As officials at Brookfield-LaGrange Park Elementary School District 95 forge ahead, planning for major expansion/renovations at Brook Park School and S.E. Gross Middle School, one critical aspect of that planning remains unresolved.

Special legislation required for the district to obtain funding for the $35 million construction project is still pending in the Illinois House of Representatives. School officials had hoped the legislation would have passed both houses and would be sitting on the governor’s desk for a signature by now.

“The good news is that, from a timing standpoint, it’s not stopping us from moving forward and doing a lot of these things. It’s not hindering the process,” District 95 Superintendent Mark Kuzniewski told school board members at their June 8 meeting. “And if it gets done by June 20, that’s not going to hinder the process. It’s only going to hinder the process if it doesn’t get through.”

State Rep. Michael Zalewski (D-Riverside) in February sponsored the legislation that would allow District 95 to exceed its debt limit in order to issue $20 million in construction bonds for the improvements.

On April 5, the day after voters in District 95 approved the bond issue, the House voted 62 to 49 to approve the legislation and sent it to the Senate. School officials believed the law would pass both houses by the end of May, but the bill got held up in the Senate.

On May 22, the Senate attached the District 95 debt limit extension to House Bill 760, another debt limit extension bill filed in January by Rep. Lou Lang. That bill was filed to allow East Prairie School District 73 in Skokie to issue about $47 million in bonds to build a new school. Voters in Skokie passed a referendum for that bond issue last November.

The amended House Bill 760 passed the Senate on May 26 by a vote of 51 to 1. The amended bill went back to House for a concurrence vote, which hasn’t taken place yet.

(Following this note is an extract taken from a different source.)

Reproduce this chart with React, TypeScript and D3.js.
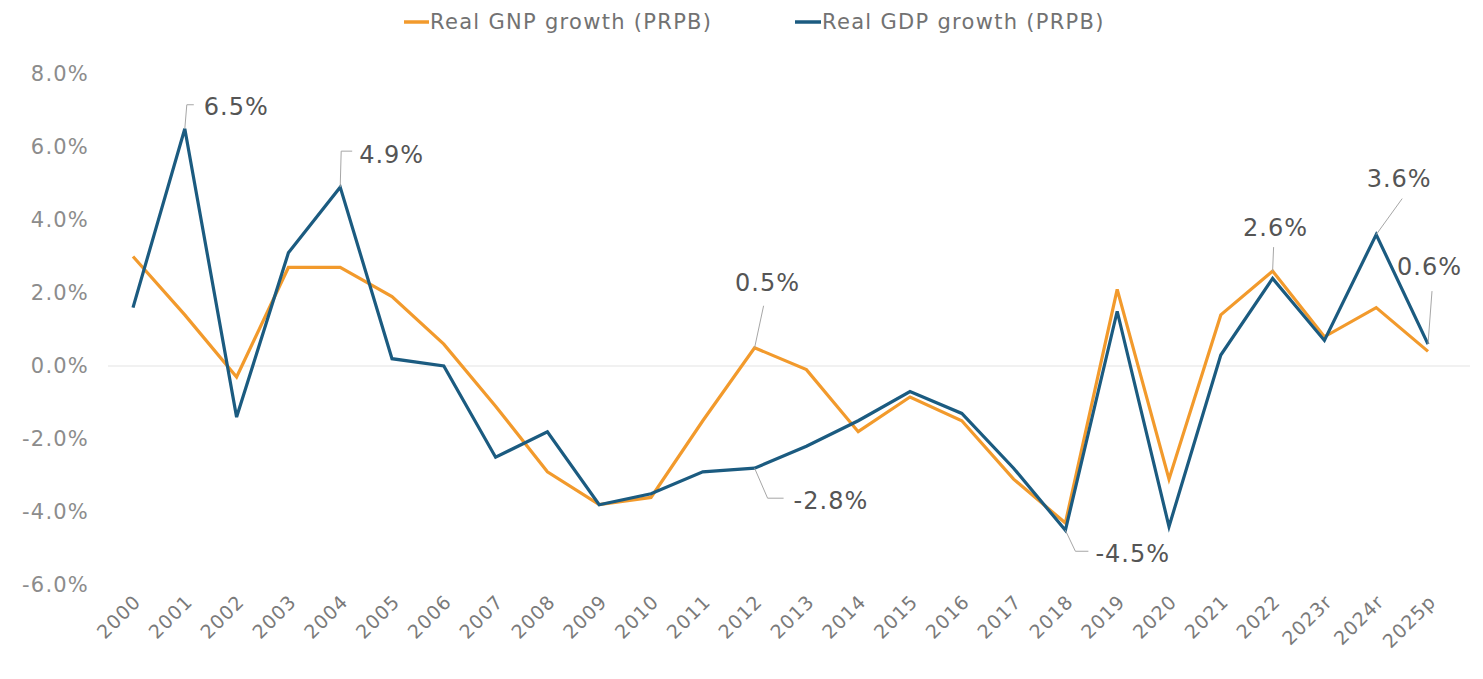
import * as d3 from 'd3';

const years = ['2000', '2001', '2002', '2003', '2004', '2005', '2006', '2007', '2008', '2009', '2010', '2011', '2012',
  '2013', '2014', '2015', '2016', '2017', '2018', '2019', '2020', '2021', '2022', '2023r', '2024r', '2025p'];

const gnpGrowth = [3.0, 1.4, -0.3, 2.7, 2.7, 1.9, 0.6, -1.1, -2.9, -3.8, -3.6, -1.5, 0.5,
  -0.1, -1.8, -0.85, -1.5, -3.1, -4.3, 2.1, -3.1, 1.4, 2.6, 0.8, 1.6, 0.4];

const gdpGrowth = [1.6, 6.5, -1.4, 3.1, 4.9, 0.2, 0.0, -2.5, -1.8, -3.8, -3.5, -2.9, -2.8,
  -2.2, -1.5, -0.7, -1.3, -2.8, -4.5, 1.5, -4.4, 0.3, 2.4, 0.7, 3.6, 0.6];

const yTicks = [-6, -4, -2, 0, 2, 4, 6, 8];

const seriesNames = ['Real GNP growth (PRPB)', 'Real GDP growth (PRPB)'];

// which points get a value label
const labelled = [
  { series: 'gdp', year: '2001' },
  { series: 'gdp', year: '2004' },
  { series: 'gnp', year: '2012' },
  { series: 'gdp', year: '2012' },
  { series: 'gdp', year: '2018' },
  { series: 'gnp', year: '2022' },
  { series: 'gdp', year: '2024r' },
  { series: 'gdp', year: '2025p' },
];

// leader line shapes, relative to the point: elbow, end of leader, text anchor (centre line)
const leaderLayout: Record<string, { elbow: [number, number]; end: [number, number]; text: [number, number]; anchor: string }> = {
  'gdp-2001': { elbow: [2, -24], end: [9, -24], text: [19, -22], anchor: 'start' },
  'gdp-2004': { elbow: [1, -36], end: [12, -36], text: [19, -33], anchor: 'start' },
  'gnp-2012': { elbow: [9, -42], end: [9, -42], text: [13, -65], anchor: 'middle' },
  'gdp-2012': { elbow: [13, 30], end: [29, 30], text: [39, 32], anchor: 'start' },
  'gdp-2018': { elbow: [10, 21], end: [23, 21], text: [30, 23], anchor: 'start' },
  'gnp-2022': { elbow: [1, -24], end: [1, -24], text: [3, -44], anchor: 'middle' },
  'gdp-2024r': { elbow: [26, -36], end: [26, -36], text: [23, -56], anchor: 'middle' },
  'gdp-2025p': { elbow: [4, -53], end: [4, -53], text: [-31, -78], anchor: 'start' },
};

const ORANGE = '#F29A2C';
const BLUE = '#1B5B80';
const FONT = '"DejaVu Sans", sans-serif';

export default function App() {
  const width = 1483;
  const height = 679;

  const x = d3.scalePoint<string>().domain(years).range([133, 1428]);
  const y = d3.scaleLinear().domain([-6, 8]).range([585, 74]);

  const line = d3
    .line<number>()
    .x((_, i) => x(years[i]) as number)
    .y((d) => y(d));

  const fmt = (v: number) => `${v.toFixed(1)}%`;

  return (
    <svg width={width} height={height} style={{ position: 'absolute', left: 0, top: 0, background: '#fff' }}>
      {/* legend */}
      <g fontFamily={FONT} fontSize={21} letterSpacing={1.3} fill="#727272">
        <line x1={404} x2={429} y1={22} y2={22} stroke={ORANGE} strokeWidth={3.5} />
        <text x={430} y={22} dy="0.35em">{seriesNames[0]}</text>
        <line x1={795} x2={821} y1={22} y2={22} stroke={BLUE} strokeWidth={3.5} />
        <text x={822} y={22} dy="0.35em">{seriesNames[1]}</text>
      </g>

      {/* y axis labels */}
      <g fontFamily={FONT} fontSize={21} letterSpacing={1.2} fill="#8c8c8c" textAnchor="end">
        {yTicks.map((t) => (
          <text key={t} x={89} y={y(t)} dy="0.35em">
            {fmt(t)}
          </text>
        ))}
      </g>

      {/* zero line */}
      <line x1={108} x2={1470} y1={y(0)} y2={y(0)} stroke="#ededed" strokeWidth={1.5} />

      {/* x axis labels */}
      <g fontFamily={FONT} fontSize={19} letterSpacing={1} fill="#7a7a7a" textAnchor="end">
        {years.map((yr) => (
          <text key={yr} transform={`translate(${(x(yr) as number) + 9},${603}) rotate(-45)`}>
            {yr}
          </text>
        ))}
      </g>

      {/* series */}
      <path d={line(gnpGrowth) as string} fill="none" stroke={ORANGE} strokeWidth={3.2} strokeLinejoin="miter" />
      <path d={line(gdpGrowth) as string} fill="none" stroke={BLUE} strokeWidth={3.2} strokeLinejoin="miter" />

      {/* data labels */}
      <g fontFamily={FONT} fontSize={24} letterSpacing={1} fill="#555">
        {labelled.map(({ series, year }) => {
          const key = `${series}-${year}`;
          const values = series === 'gdp' ? gdpGrowth : gnpGrowth;
          const v = values[years.indexOf(year)];
          const px = x(year) as number;
          const py = y(v);
          const l = leaderLayout[key];
          const pts = [
            [px, py],
            [px + l.elbow[0], py + l.elbow[1]],
            [px + l.end[0], py + l.end[1]],
          ];
          return (
            <g key={key}>
              <polyline points={pts.map((p) => p.join(',')).join(' ')} fill="none" stroke="#a6a6a6" strokeWidth={1} />
              <text x={px + l.text[0]} y={py + l.text[1]} dy="0.35em" textAnchor={l.anchor}>
                {fmt(v)}
              </text>
            </g>
          );
        })}
      </g>
    </svg>
  );
}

Zalewski told the Landmark that he expects the House to vote on the bill when it reconvenes in late June. He added that, since voters passed the referendum – the measure passed by a 54.5 percent to 45.5 percent margin – he didn’t see any potential roadblocks to approval.

“District 95 satisfied the stress test that we’ve been placing on school districts that want their cap extended, so I don’t foresee any problems,” Zalewski said.

Until the legislation is passed, the school district will be unable to sell the bonds that will help fund the construction. The school district separately will issue $15 million in construction bonds whose debt service will be paid for using cash the district has on hand.

The $20 million bonds attributed to the referendum are expected to increase local property taxes by about $59 for every $1,000 paid in 2016 in real estate taxes. The non-referendum $15 million bond issue will not impact tax bills.

If the debt limit extension legislation clears the House and is signed by the governor, construction is slated to begin in the spring of 2018 and continue through the 2018-19 school year.